The National, Friday, April 29, 2011
FRIENDS of the Earth International (FOEI) have backed calls from communities around the world to halt Canadian mining company Barrick Gold’s “destructive practices” in Papua New Guinea’s Porgera gold mine and other countries.
Campaigners were present at the company’s annual general meeting and joined a protest rally outside the meeting venue in Toronto on Wednesday.
Barrick, the largest gold miner in the world, has been the subject of many documented studies of human rights abuses and environmental devastation globally, including in Australia, PNG, Philippines and Tanzania.
Pacific Scoop, a think-tank has said FOEI calls in to question the necessity of the Canadian-owned corporation’s gold mining operations.
With the vast majority of gold used for jewellery, Barrick’s gold mines on average use more water than the entire bottled water industry in Canada, and this water is polluted with mining waste products such as cyanide, mercury, arsenic, cadmium, selenium, and sulphides.
Romel de Vera, coordinator of FOEI’s programme on resisting mining, oil and gas, said: “All this waste, pollution and impacts on communities’ lives and livelihoods is in exchange for a product that has very few practical applications.

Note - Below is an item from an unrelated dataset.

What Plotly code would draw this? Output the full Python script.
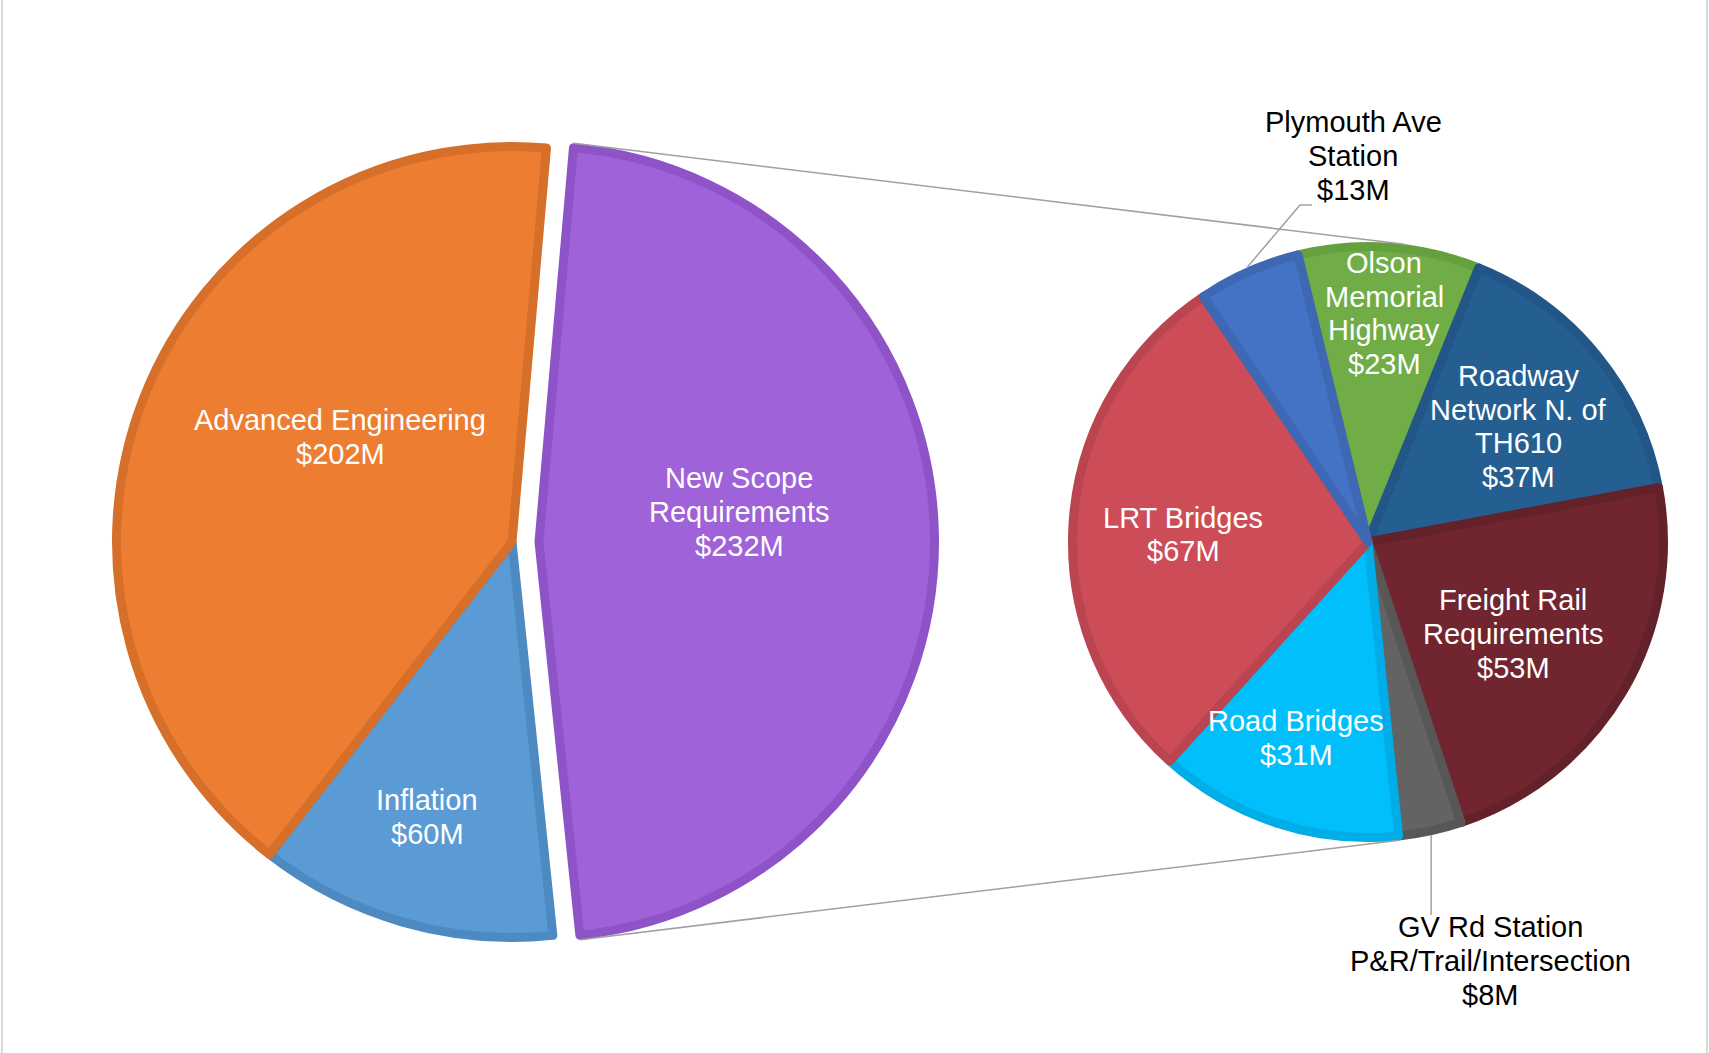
import math
import plotly.graph_objects as go

# ---------------- data ----------------
main_names = ["New Scope|Requirements", "Inflation", "Advanced Engineering"]
main_values = [232, 60, 202]

sub_names = [
    "Olson|Memorial|Highway",
    "Roadway|Network N. of|TH610",
    "Freight Rail|Requirements",
    "GV Rd Station|P&R/Trail/Intersection",
    "Road Bridges",
    "LRT Bridges",
    "Plymouth Ave|Station",
]
sub_values = [23, 37, 53, 8, 31, 67, 13]

# ---------------- style ----------------
W, H = 1709, 1053
FONT = "Liberation Sans, Arial, sans-serif"
FS = 29
LS = 33.6  # line spacing (px)
BORDER = 9

main_fill = ["#A062D9", "#5B9BD5", "#ED7D31"]
main_line = ["#8F53C8", "#4E8AC2", "#D66F2A"]
main_txt = ["white", "white", "white"]
main_pos = [(739, 512), (427, 817), (340, 437)]

sub_fill = ["#70AD47", "#255E91", "#71262F", "#636363", "#00BFFA", "#CC4D58", "#4472C4"]
sub_line = ["#65A03F", "#215686", "#63212A", "#575757", "#00ADE6", "#BA4550", "#3E68B4"]
sub_txt = ["white", "white", "white", "black", "white", "white", "black"]
sub_pos = [(1384, 313.5), (1518, 426.5), (1513, 634), (1490, 961),
           (1296, 738), (1183, 534.5), (1353, 156)]

C1, R1_OUT, PULL_PX, ROT1 = (512, 542), 400, 27, 5
C2, R2_OUT, ROT2 = (1368, 542), 300, -13.7
CONNECT_ANGLES = (7, 174)
GREY = "#A0A0A0"

r1 = R1_OUT - BORDER / 2
r2 = R2_OUT - BORDER / 2
pull = PULL_PX / r1


def px2paper(x, y):
    return x / W, 1 - y / H


def dom(c, half):
    x0, y1 = px2paper(c[0] - half, c[1] - half)
    x1, y0 = px2paper(c[0] + half, c[1] + half)
    return dict(x=[x0, x1], y=[y0, y1])


def pt(c, r, ang):
    a = math.radians(ang)
    return c[0] + r * math.sin(a), c[1] - r * math.cos(a)


fig = go.Figure()
fig.add_trace(go.Pie(
    values=main_values, labels=[n.replace("|", " ") for n in main_names],
    sort=False, direction="clockwise", rotation=ROT1,
    pull=[pull, 0, 0], textinfo="none", hoverinfo="label+value",
    marker=dict(colors=main_fill, line=dict(color=main_line, width=BORDER)),
    domain=dom(C1, r1 * (1 + pull)), showlegend=False,
))
fig.add_trace(go.Pie(
    values=sub_values, labels=[n.replace("|", " ") for n in sub_names],
    sort=False, direction="clockwise", rotation=ROT2,
    textinfo="none", hoverinfo="label+value",
    marker=dict(colors=sub_fill, line=dict(color=sub_line, width=BORDER)),
    domain=dom(C2, r2), showlegend=False,
))

annotations = []


def add_label(name, val, pos, color):
    lines = name.split("|") + [f"${val}M"]
    n = len(lines)
    for i, t in enumerate(lines):
        y = pos[1] + (i - (n - 1) / 2) * LS
        px, py = px2paper(pos[0], y)
        annotations.append(dict(
            x=px, y=py, xref="paper", yref="paper", text=t, showarrow=False,
            xanchor="center", yanchor="middle",
            font=dict(family=FONT, size=FS, color=color)))


for nm, v, p, c in zip(main_names, main_values, main_pos, main_txt):
    add_label(nm, v, p, c)
for nm, v, p, c in zip(sub_names, sub_values, sub_pos, sub_txt):
    add_label(nm, v, p, c)

shapes = []


def line(p0, p1, color=GREY, width=1.5):
    x0, y0 = px2paper(*p0)
    x1, y1 = px2paper(*p1)
    shapes.append(dict(type="line", xref="paper", yref="paper",
                       x0=x0, y0=y0, x1=x1, y1=y1,
                       line=dict(color=color, width=width)))


# connector lines from exploded slice to secondary pie
tot1 = sum(main_values)
a0 = ROT1
a1 = ROT1 + main_values[0] / tot1 * 360
mid = (a0 + a1) / 2
off = pt((0, 0), PULL_PX, mid)
cs = (C1[0] + off[0], C1[1] + off[1])
line(pt(cs, R1_OUT, a0), pt(C2, R2_OUT, CONNECT_ANGLES[0]))
line(pt(cs, R1_OUT, a1), pt(C2, R2_OUT, CONNECT_ANGLES[1]))

# leader lines for outside labels
tot2 = sum(sub_values)
ang = ROT2
mids = []
for v in sub_values:
    mids.append(ang + v / tot2 * 180)
    ang += v / tot2 * 360
ply = pt(C2, R2_OUT, mids[6])
line(ply, (1300, 205))
line((1300, 205), (1312, 205))
gv = pt(C2, R2_OUT, mids[3])
line(gv, (gv[0], 915))

# chart-area frame edges
line((2, 0), (2, H), color="#D9D9D9", width=2)
line((1707, 0), (1707, H), color="#D9D9D9", width=2)

fig.update_layout(
    width=W, height=H, margin=dict(l=0, r=0, t=0, b=0),
    paper_bgcolor="white", plot_bgcolor="white",
    annotations=annotations, shapes=shapes, showlegend=False,
)

fig.write_html("out.html", config={"displayModeBar": False},
               post_script="document.body.style.margin='0';document.body.style.overflow='hidden';")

“With environmental costs almost entirely unaccounted for, the processing costs are all that stand in the way for companies to realise huge profits at the expense of those living next to the mines.”
Last year, the Norwegian pension fund divested US$230 million from Barrick for “ethical reasons”, especially related to Porgera gold mine.
And when Swiss Research firm Covalace compiled both quantitative and qualitative data spanning seven years and 581 companies they listed Barrick as the 12 least ethical company in the world.